THE PROBLEM: Repeat exactly the lines of the entries below from the one with "Clone this chart in matplotlib." through the one with "plt.rcParams['font.family'] = ['Open", both ends included, and nothing else.

MATERIAL TO PROCESS:
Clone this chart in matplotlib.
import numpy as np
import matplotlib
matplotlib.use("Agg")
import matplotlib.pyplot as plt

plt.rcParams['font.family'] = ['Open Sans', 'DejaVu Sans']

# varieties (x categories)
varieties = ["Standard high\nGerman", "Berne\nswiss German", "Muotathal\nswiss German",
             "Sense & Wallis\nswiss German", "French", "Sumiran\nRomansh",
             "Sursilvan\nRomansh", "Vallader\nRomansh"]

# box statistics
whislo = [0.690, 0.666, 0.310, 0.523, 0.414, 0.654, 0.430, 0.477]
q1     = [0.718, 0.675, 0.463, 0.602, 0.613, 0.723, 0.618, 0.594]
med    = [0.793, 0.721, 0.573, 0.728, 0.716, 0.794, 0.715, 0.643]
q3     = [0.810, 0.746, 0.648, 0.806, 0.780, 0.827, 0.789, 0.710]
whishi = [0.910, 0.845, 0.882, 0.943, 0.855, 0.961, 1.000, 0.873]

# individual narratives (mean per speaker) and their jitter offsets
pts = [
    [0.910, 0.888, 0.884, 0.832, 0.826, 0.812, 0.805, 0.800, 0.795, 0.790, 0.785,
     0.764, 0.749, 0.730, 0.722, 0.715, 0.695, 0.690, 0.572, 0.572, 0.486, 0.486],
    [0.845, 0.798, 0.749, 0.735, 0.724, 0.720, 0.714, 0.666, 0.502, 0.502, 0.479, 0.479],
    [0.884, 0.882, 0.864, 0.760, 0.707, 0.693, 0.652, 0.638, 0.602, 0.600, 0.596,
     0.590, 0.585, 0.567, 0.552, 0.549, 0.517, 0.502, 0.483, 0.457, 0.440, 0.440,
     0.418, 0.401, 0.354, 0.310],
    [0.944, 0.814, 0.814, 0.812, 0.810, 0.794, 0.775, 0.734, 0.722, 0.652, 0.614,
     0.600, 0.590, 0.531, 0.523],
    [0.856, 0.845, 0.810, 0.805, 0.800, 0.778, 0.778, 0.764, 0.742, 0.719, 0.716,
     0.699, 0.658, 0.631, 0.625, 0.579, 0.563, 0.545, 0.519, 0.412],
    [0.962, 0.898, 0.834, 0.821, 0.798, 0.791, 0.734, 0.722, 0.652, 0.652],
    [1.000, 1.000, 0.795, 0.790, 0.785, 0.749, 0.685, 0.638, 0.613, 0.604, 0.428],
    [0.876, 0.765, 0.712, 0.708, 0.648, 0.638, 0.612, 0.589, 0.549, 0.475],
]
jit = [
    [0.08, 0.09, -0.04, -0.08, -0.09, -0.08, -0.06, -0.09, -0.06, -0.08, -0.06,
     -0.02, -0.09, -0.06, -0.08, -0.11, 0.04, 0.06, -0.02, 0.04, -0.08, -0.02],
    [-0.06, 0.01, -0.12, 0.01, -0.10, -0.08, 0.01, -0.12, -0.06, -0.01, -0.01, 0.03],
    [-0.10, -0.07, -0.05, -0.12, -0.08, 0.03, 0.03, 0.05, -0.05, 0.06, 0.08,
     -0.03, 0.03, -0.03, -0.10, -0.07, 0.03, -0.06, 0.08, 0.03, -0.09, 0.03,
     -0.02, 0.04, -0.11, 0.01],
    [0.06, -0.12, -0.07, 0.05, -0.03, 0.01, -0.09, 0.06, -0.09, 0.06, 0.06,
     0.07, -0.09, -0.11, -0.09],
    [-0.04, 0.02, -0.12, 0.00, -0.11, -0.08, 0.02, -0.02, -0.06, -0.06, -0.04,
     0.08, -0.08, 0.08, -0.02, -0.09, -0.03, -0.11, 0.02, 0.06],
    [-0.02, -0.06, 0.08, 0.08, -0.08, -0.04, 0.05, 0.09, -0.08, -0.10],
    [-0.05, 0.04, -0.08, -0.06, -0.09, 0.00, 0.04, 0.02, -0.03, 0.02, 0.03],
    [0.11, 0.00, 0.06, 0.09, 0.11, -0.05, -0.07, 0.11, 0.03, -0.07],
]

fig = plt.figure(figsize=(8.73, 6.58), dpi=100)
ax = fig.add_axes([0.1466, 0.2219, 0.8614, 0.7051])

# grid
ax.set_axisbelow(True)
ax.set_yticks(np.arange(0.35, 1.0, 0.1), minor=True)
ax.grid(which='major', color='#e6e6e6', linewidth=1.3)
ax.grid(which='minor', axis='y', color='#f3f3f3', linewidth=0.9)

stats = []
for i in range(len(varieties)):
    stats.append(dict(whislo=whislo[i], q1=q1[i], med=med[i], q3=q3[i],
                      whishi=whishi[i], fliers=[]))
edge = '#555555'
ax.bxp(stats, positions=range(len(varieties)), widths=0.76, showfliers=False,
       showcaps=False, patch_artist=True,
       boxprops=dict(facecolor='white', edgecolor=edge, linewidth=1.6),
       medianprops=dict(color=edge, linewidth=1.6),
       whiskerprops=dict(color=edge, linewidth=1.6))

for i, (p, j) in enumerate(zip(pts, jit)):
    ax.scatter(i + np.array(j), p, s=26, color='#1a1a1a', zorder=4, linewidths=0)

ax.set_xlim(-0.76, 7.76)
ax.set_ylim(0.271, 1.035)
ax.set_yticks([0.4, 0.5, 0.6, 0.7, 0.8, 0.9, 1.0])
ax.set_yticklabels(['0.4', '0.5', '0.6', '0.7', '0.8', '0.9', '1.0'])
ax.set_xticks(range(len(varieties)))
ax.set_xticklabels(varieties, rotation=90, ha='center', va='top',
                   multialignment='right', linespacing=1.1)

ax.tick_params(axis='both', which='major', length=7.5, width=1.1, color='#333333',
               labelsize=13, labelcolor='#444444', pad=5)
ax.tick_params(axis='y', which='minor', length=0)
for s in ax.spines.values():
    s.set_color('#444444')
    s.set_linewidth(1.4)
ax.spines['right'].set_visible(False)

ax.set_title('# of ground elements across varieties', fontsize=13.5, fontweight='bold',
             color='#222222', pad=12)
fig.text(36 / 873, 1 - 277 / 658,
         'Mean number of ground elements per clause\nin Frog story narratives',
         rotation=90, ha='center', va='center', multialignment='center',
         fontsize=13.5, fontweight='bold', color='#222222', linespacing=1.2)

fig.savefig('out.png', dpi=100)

---

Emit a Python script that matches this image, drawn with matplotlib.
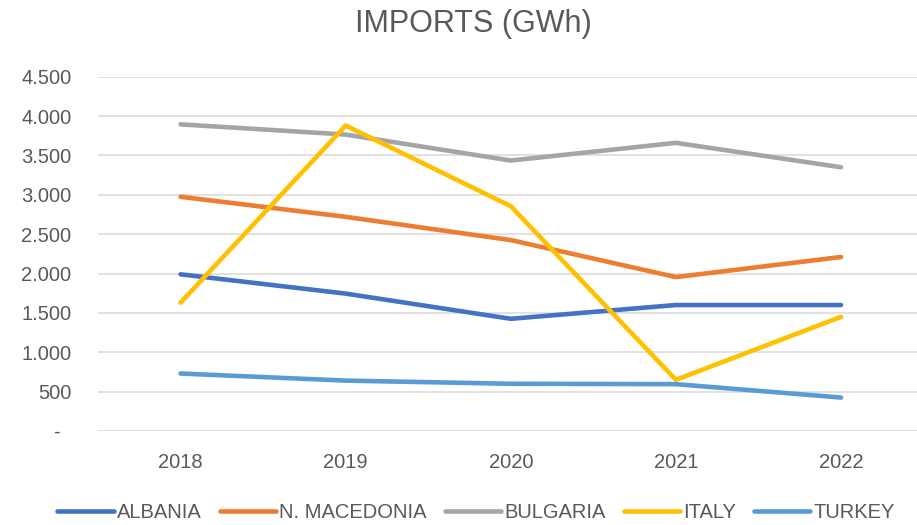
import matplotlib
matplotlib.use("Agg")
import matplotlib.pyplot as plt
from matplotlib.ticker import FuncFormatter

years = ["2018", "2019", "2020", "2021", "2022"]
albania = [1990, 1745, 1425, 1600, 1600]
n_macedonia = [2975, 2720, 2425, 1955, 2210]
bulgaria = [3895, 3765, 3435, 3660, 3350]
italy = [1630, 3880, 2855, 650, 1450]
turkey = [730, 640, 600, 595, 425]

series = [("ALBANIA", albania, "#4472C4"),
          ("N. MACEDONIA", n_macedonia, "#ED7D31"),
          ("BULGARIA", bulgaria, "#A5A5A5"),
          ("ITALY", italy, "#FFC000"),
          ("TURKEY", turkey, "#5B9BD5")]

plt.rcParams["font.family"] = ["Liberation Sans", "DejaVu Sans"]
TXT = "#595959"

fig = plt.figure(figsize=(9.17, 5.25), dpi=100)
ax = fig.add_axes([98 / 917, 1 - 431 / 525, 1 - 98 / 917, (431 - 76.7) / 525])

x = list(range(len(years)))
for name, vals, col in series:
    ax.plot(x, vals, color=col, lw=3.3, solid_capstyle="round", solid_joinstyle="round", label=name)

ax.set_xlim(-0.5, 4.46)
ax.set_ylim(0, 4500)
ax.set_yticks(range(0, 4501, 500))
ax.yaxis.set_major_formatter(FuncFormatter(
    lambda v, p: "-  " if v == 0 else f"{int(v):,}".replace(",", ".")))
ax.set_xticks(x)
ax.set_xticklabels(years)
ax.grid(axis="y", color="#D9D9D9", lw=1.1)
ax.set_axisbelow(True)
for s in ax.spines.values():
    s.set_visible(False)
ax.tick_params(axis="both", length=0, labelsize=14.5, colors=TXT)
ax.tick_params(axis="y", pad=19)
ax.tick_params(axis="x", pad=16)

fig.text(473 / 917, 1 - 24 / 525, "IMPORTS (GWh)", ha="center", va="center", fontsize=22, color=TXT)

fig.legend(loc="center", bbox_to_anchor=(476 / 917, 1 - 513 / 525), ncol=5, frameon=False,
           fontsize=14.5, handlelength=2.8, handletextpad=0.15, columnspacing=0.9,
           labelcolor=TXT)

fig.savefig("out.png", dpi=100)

* * *

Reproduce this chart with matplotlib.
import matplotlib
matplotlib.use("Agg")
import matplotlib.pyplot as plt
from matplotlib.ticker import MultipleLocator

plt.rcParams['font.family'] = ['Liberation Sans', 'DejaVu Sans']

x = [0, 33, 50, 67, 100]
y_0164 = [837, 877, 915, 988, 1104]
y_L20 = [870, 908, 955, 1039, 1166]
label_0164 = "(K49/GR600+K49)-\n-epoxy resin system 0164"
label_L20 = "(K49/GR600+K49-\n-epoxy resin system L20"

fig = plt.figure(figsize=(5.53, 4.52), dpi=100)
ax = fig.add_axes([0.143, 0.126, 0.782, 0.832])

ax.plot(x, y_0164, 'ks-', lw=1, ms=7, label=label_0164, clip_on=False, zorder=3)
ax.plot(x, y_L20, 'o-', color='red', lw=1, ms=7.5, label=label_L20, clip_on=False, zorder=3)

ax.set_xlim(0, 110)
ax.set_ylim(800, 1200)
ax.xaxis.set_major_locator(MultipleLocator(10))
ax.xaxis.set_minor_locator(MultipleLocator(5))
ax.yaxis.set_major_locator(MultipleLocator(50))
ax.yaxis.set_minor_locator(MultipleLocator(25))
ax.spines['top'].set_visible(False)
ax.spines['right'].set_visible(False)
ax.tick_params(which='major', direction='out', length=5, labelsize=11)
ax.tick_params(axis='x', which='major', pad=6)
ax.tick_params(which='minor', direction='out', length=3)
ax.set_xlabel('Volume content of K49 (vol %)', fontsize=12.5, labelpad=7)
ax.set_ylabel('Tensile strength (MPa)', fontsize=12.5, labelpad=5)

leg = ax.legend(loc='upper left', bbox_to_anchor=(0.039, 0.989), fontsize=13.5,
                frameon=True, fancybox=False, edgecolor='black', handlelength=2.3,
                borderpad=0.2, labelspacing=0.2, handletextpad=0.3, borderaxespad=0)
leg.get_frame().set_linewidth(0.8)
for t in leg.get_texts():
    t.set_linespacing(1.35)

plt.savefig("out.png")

RESULT:
Clone this chart in matplotlib.
import numpy as np
import matplotlib
matplotlib.use("Agg")
import matplotlib.pyplot as plt

plt.rcParams['font.family'] = ['Open Sans', 'DejaVu Sans']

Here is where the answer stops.